With the movie beginning and ending with Barbra Streisand’s “Prisoner,” we’re reminded that the title role was originally intended for her with her then-boy friend Jon Peters producing, but Faye Dunaway is a more than reasonable replacement giving a performance of jangled nerves and disbelieving shock as her friends drop one-by-one. Tommy Lee Jones’ Southern accent seems a bit fish-out-of-water surrounded by the genuine brogues of his fellow New York police officers (especially Frank Adonis’ Detective Sal Volpe who seems to live and breathe Little Italy), but his performance as dedicated detective John Neville seems earnest and true. Rene Auberjonois offers great sophistication as Laura’s hardcore agent, and Brad Dourif offers another of his off-kilter comrades who’s a victim of circumstances. Real-life models Lisa Taylor and Darlanne Fluegel ring completely true as models Michelle and Lulu while Raul Julia does what he can with the vastly underwritten role of Laura’s unbalanced ex-husband Michael.
3D Rating: NA
The film is presented in its original theatrical aspect ratio of 1.85:1 with 1080p resolution using the AVC codec. While sharpness is never razor-edged, the transfer is certainly acceptably clear and clean throughout with no signs of any age-related artifacts. Color is more than adequate without ever being deeply saturated, and the “Laura visions” of the murders are appropriately soft focused and lacking color vibrancy. Black levels are excellent seen especially at Laura’s gallery premiere which really offers the best sequence for strong contrast and vivid sharpness and color. The movie has been divided into 12 chapters.

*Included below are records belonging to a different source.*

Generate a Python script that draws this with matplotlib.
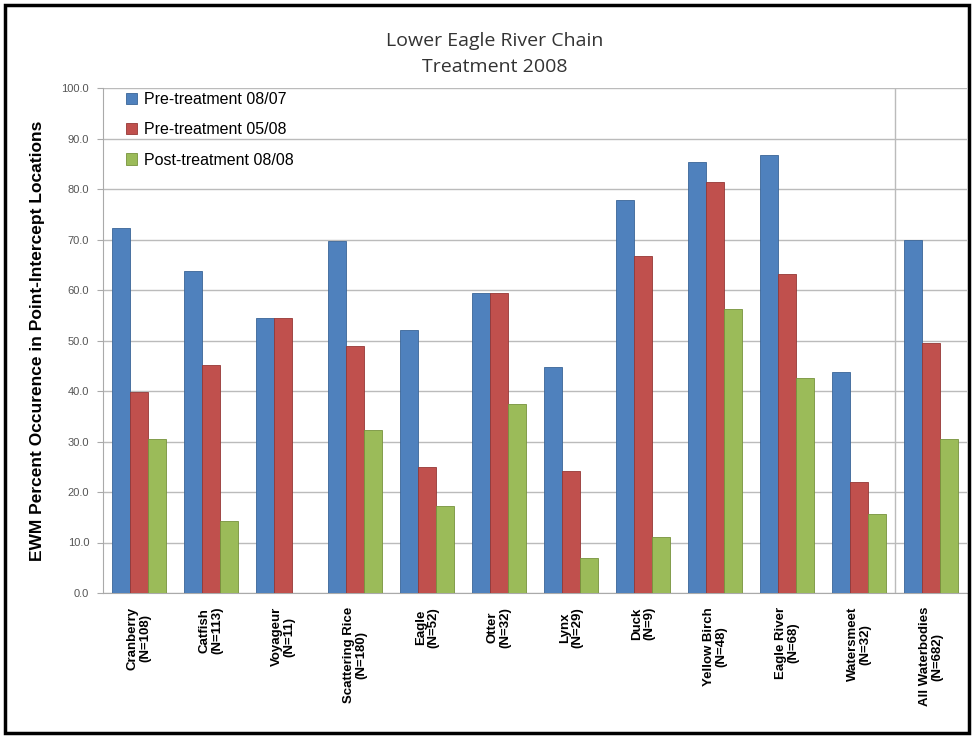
import numpy as np
import matplotlib.pyplot as plt
from matplotlib.patches import Rectangle

lakes = ["Cranberry\n(N=108)", "Catfish\n(N=113)", "Voyageur\n(N=11)", "Scattering Rice\n(N=180)",
         "Eagle\n(N=52)", "Otter\n(N=32)", "Lynx\n(N=29)", "Duck\n(N=9)", "Yellow Birch\n(N=48)",
         "Eagle River\n(N=68)", "Watersmeet\n(N=32)", "All Waterbodies\n(N=682)"]
pre_0807 = [72.2, 63.7, 54.5, 69.8, 52.0, 59.4, 44.8, 77.8, 85.4, 86.8, 43.8, 69.9]
pre_0508 = [39.8, 45.1, 54.5, 48.9, 25.0, 59.4, 24.1, 66.7, 81.3, 63.2, 21.9, 49.6]
post_0808 = [30.5, 14.2, 0.0, 32.2, 17.3, 37.5, 6.9, 11.1, 56.3, 42.6, 15.6, 30.4]
series_names = ["Pre-treatment 08/07", "Pre-treatment 05/08", "Post-treatment 08/08"]
colors = ["#4F81BD", "#C0504D", "#9BBB59"]
edges = ["#3A6597", "#953735", "#77933C"]

fig = plt.figure(figsize=(9.74, 7.36), dpi=100)
ax = fig.add_axes([103/974, 1-593/736, 864/974, 505/736])

x = np.arange(len(lakes))
w = 0.25
for i, vals in enumerate([pre_0807, pre_0508, post_0808]):
    ax.bar(x + (i-1)*w, vals, w, color=colors[i], edgecolor=edges[i], linewidth=0.6,
           label=series_names[i], zorder=3)

ax.set_xlim(-0.5, len(lakes)-0.5)
ax.set_ylim(0, 100)
ax.set_yticks(np.arange(0, 101, 10))
ax.set_yticklabels([f"{v:.1f}" for v in range(0, 101, 10)], fontsize=8, color="#555555",
                   family="Liberation Sans")
ax.yaxis.grid(True, color="#BBBBBB", linewidth=1.0, zorder=0)
ax.axvline(len(lakes)-1.5, color="#BBBBBB", linewidth=1.0, zorder=1)

ax.set_xticks(x)
ax.set_xticklabels(lakes, rotation=90, fontsize=9.5, fontweight="bold", family="Liberation Sans",
                   va="top", ha="center", multialignment="center", linespacing=1.05)
ax.tick_params(axis="x", length=0, pad=10)
ax.tick_params(axis="y", length=4, color="#AAAAAA", pad=6)
for s in ["top", "right"]:
    ax.spines[s].set_visible(False)
ax.spines["left"].set_color("#AAAAAA")
ax.spines["bottom"].set_color("#AAAAAA")

ax.set_ylabel("EWM Percent Occurence in Point-Intercept Locations", fontsize=12.5,
              fontweight="bold", family="Liberation Sans", labelpad=12)

leg = ax.legend(loc="upper left", bbox_to_anchor=(0.01, 1.02), frameon=False,
                prop={"family": "Liberation Sans", "size": 11.5},
                handlelength=0.7, handleheight=0.7, handletextpad=0.4, labelspacing=0.95)

fig.text(0.508, 1-41/736, "Lower Eagle River Chain", ha="center", va="center",
         fontsize=14, family="Open Sans", color="#333333")
fig.text(0.508, 1-67/736, "Treatment 2008", ha="center", va="center",
         fontsize=14, family="Open Sans", color="#333333")

fig.patches.append(Rectangle((5/974, 3/736), 964/974, 728/736, transform=fig.transFigure,
                             fill=False, edgecolor="black", linewidth=2.5))

fig.savefig("out.png", dpi=100)
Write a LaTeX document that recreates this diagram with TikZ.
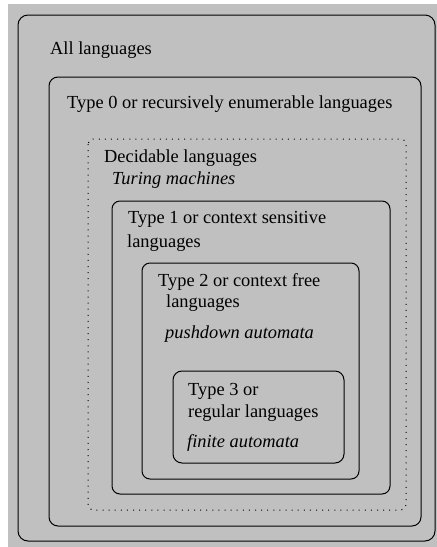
\documentclass[tikz,border=0pt]{standalone}
\usepackage{fontspec}
\setmainfont{Liberation Serif}
\begin{document}
\begin{tikzpicture}[x=1pt,y=-1pt,
  langbox/.style={draw=black, line width=1pt, inner sep=0pt},
  lbl/.style={anchor=base west, inner sep=0pt, font=\fontsize{18.4}{22}\selectfont},
  ilbl/.style={lbl, font=\fontsize{18.4}{22}\selectfont\itshape}]
\useasboundingbox (0,0) rectangle (437,547);
\fill[fill={rgb,255:red,192;green,192;blue,192}] (8,4) rectangle (437,547);
% boxes
\draw[langbox, rounded corners=10pt] (18,15) rectangle (435,541);
\draw[langbox, rounded corners=9pt] (49,77) rectangle (421,526);
\draw[langbox, line width=1pt, dash pattern=on 1pt off 5.1pt, rounded corners=5pt] (88,139) rectangle (406,510);
\draw[langbox, rounded corners=8pt] (112,201) rectangle (390,494);
\draw[langbox, rounded corners=8pt] (142,263) rectangle (359,479);
\draw[langbox, rounded corners=9pt] (173,371) rectangle (344,463);
% labels
\node[lbl] (all) at (50,54) {All languages};
\node[lbl] (t0) at (67,108) {Type 0 or recursively enumerable languages};
\node[lbl] (dec) at (104,162) {Decidable languages};
\node[ilbl] (tm) at (112,184) {Turing machines};
\node[lbl] (t1a) at (128,223) {Type 1 or context sensitive};
\node[lbl] (t1b) at (127,247) {languages};
\node[lbl] (t2a) at (158,286) {Type 2 or context free};
\node[lbl] (t2b) at (166,307) {languages};
\node[ilbl] (pda) at (165,338) {pushdown automata};
\node[lbl] (t3a) at (188,395) {Type 3 or};
\node[lbl] (t3b) at (188,417) {regular languages};
\node[ilbl] (fa) at (187,447) {finite automata};
\end{tikzpicture}
\end{document}
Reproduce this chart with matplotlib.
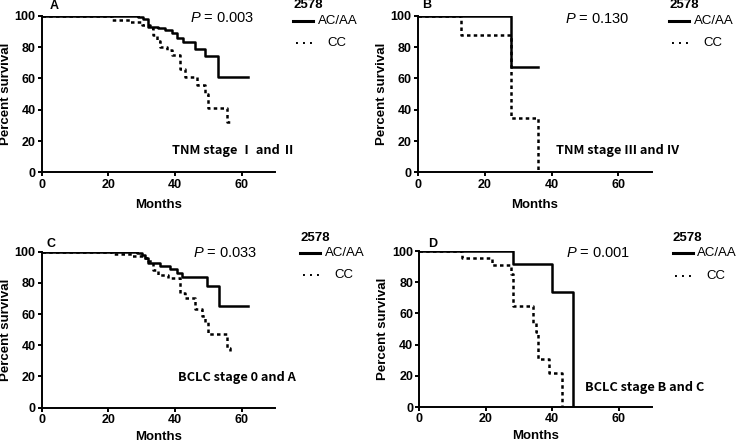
import matplotlib
matplotlib.use("Agg")
import matplotlib.pyplot as plt
from matplotlib.lines import Line2D

plt.rcParams["font.family"] = ["Liberation Sans", "DejaVu Sans"]
plt.rcParams["mathtext.fontset"] = "custom"
plt.rcParams["mathtext.it"] = "Liberation Sans:italic"
plt.rcParams["mathtext.rm"] = "Liberation Sans"

# panel A: TNM stage I and II
a_acaa_t = [0, 29, 30.5, 32, 35, 37, 39, 40.5, 42.5, 46, 49, 53, 62]
a_acaa_s = [100, 99, 98, 93, 92, 91, 89, 86, 83, 79, 74, 61, 61]
a_cc_t = [0, 21, 26.5, 30, 32.5, 33.5, 34.5, 35.5, 37.5, 39, 41.5, 43, 46.5, 49, 50, 55.5, 56.5]
a_cc_s = [100, 97, 96, 94, 92, 88, 84, 80, 78, 75, 66, 61, 56, 50, 41, 32, 30]

# panel B: TNM stage III and IV
b_acaa_t = [0, 28, 36]
b_acaa_s = [100, 67, 67]
b_cc_t = [0, 13, 28, 36]
b_cc_s = [100, 87.5, 35, 0]

# panel C: BCLC stage 0 and A
c_acaa_t = [0, 28.5, 30, 31, 32, 35.5, 38.5, 40.5, 42, 49.5, 53.3, 62]
c_acaa_s = [100, 99, 98, 96, 93, 91, 89, 86.5, 84, 78, 65, 65]
c_cc_t = [0, 21, 27, 30.5, 32, 33.5, 35, 38, 41.5, 43, 46, 48, 49, 50, 55.5, 56.5]
c_cc_s = [100, 98.5, 97.5, 96, 94, 88, 85, 83, 73.5, 70, 63, 59, 55, 47, 38, 35]

# panel D: BCLC stage B and C
d_acaa_t = [0, 28.1, 40, 46.2]
d_acaa_s = [100, 92, 74, 0]
d_cc_t = [0, 13, 21.9, 27.6, 28.1, 34.2, 35.2, 35.8, 39, 43]
d_cc_s = [100, 95.5, 91, 85.5, 65, 54, 48, 31, 22, 0]

panels = [
    ("A", "0.003", "TNM stage \u2160 and \u2161", a_acaa_t, a_acaa_s, a_cc_t, a_cc_s,
     [0.0567, 0.610, 0.317, 0.3544], (44.5, 98.3), (39, 14.2), (0.036, 1.06), (1.077, 1.068), 6),
    ("B", "0.130", "TNM stage \u2162 and \u2163", b_acaa_t, b_acaa_s, b_cc_t, b_cc_s,
     [0.5675, 0.610, 0.3183, 0.3544], (43.9, 98.0), (41.2, 14.2), (0.02, 1.07), (1.073, 1.068), 6),
    ("C", "0.033", "BCLC stage 0 and A", c_acaa_t, c_acaa_s, c_cc_t, c_cc_s,
     [0.0567, 0.0776, 0.317, 0.353], (45.3, 99.0), (40.9, 19.2), (0.02, 1.05), (1.107, 1.09), 3.5),
    ("D", "0.001", "BCLC stage B and C", d_acaa_t, d_acaa_s, d_cc_t, d_cc_s,
     [0.5697, 0.079, 0.316, 0.353], (44.3, 98.5), (49.8, 12.4), (0.036, 1.045), (1.089, 1.085), 3.5),
]

dotted = (0, (1.4, 1.3))

fig = plt.figure(figsize=(7.36, 4.42), dpi=100)
for (lab, pval, stage, st, ss, ct, cs, rect, ppos, spos, lpos, legpos, xpad) in panels:
    ax = fig.add_axes(rect)
    ax.step(st, ss, where="post", color="black", lw=1.8)
    ax.step(ct, cs, where="post", color="black", lw=1.8, linestyle=dotted)
    ax.set_xlim(0, 70)
    ax.set_ylim(0, 100)
    ax.set_xticks([0, 20, 40, 60])
    ax.set_yticks([0, 20, 40, 60, 80, 100])
    for s in ["top", "right"]:
        ax.spines[s].set_visible(False)
    for s in ["left", "bottom"]:
        ax.spines[s].set_linewidth(1.4)
    ax.tick_params(direction="out", length=3, width=1.4, labelsize=9, pad=1.5)
    for t in ax.get_xticklabels() + ax.get_yticklabels():
        t.set_fontweight("bold")
    ax.set_xlabel("Months", fontsize=9.5, fontweight="bold", labelpad=xpad)
    ax.set_ylabel("Percent survival", fontsize=9.5, fontweight="bold", labelpad=2)

    ax.text(lpos[0], lpos[1], lab, transform=ax.transAxes, fontsize=9,
            fontweight="bold", ha="left", va="center")
    ax.text(ppos[0], ppos[1], "$\\it{P}$ = " + pval, fontsize=10.5,
            ha="left", va="center")
    ax.text(spos[0], spos[1], stage, fontsize=9.2, fontweight="bold",
            ha="left", va="center", family=["Noto Sans CJK SC", "DejaVu Sans"])

    lx, ly = legpos
    ax.text(lx, ly, "2578", transform=ax.transAxes, fontsize=9.5,
            fontweight="bold", ha="left", va="center")
    ax.add_line(Line2D([lx, lx + 0.086], [ly - 0.1, ly - 0.1], transform=ax.transAxes,
                       color="black", lw=2.2, clip_on=False))
    ax.text(lx + 0.105, ly - 0.1, "AC/AA", transform=ax.transAxes, fontsize=9.5,
            ha="left", va="center")
    ax.add_line(Line2D([lx + 0.012, lx + 0.088], [ly - 0.242, ly - 0.242],
                       transform=ax.transAxes, color="black", lw=1.4,
                       linestyle=(0, (1.0, 2.6)), clip_on=False))
    ax.text(lx + 0.146, ly - 0.242, "CC", transform=ax.transAxes, fontsize=9.5,
            ha="left", va="center")

fig.savefig("out.png", dpi=100)
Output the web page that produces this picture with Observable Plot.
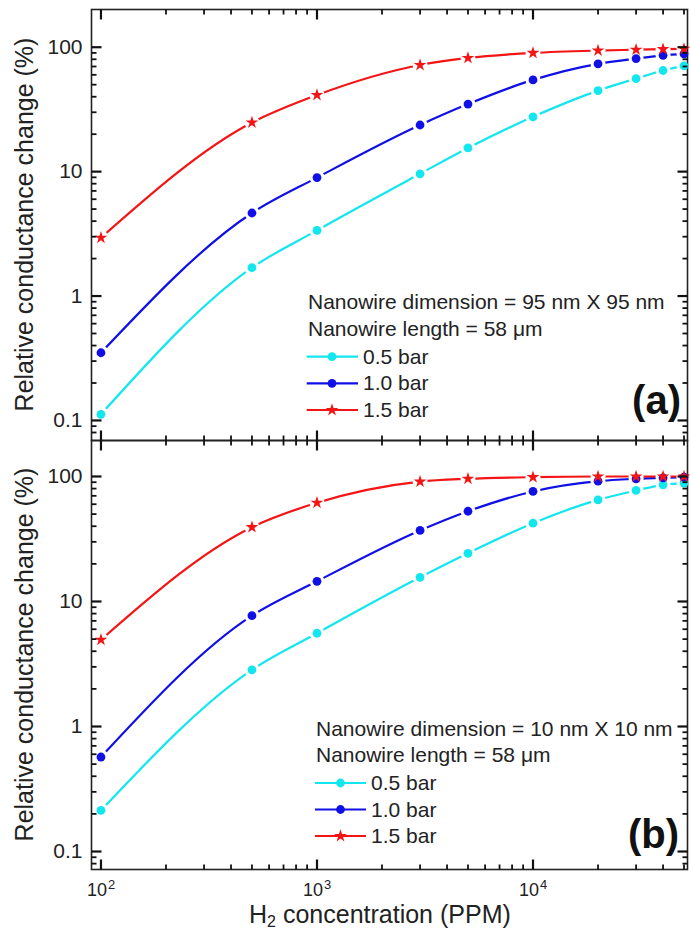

The DTS-HD Master Audio 2.0 mono sound mix offers a very era-appropriate sound design. Dialogue comes through quite effectively throughout, mixed professionally with the tense music of Artie Kane and the sound effects which reflect late 1970s New York. There are no age-related issues like hiss, flutter, or crackle.
Special Features: 1.5/5
Audio Commentary: director Irvin Kershner shares some memories about making the film at the beginning though it’s not very long before he begins merely describing what we’re seeing on the screen.
Eyes of Laura Mars might have been an even more effective thriller than it turned out to be had the writing been a little more detailed with more extensive characterizations and some better development of the plot to ratchet the suspense more keenly and create a more complex puzzle for the viewer to solve. Still, the Mill Creek release of the movie on Blu-ray will likely please fans of the stars and the movie while others may prefer a rental rather than a purchase even with its pleasing low price.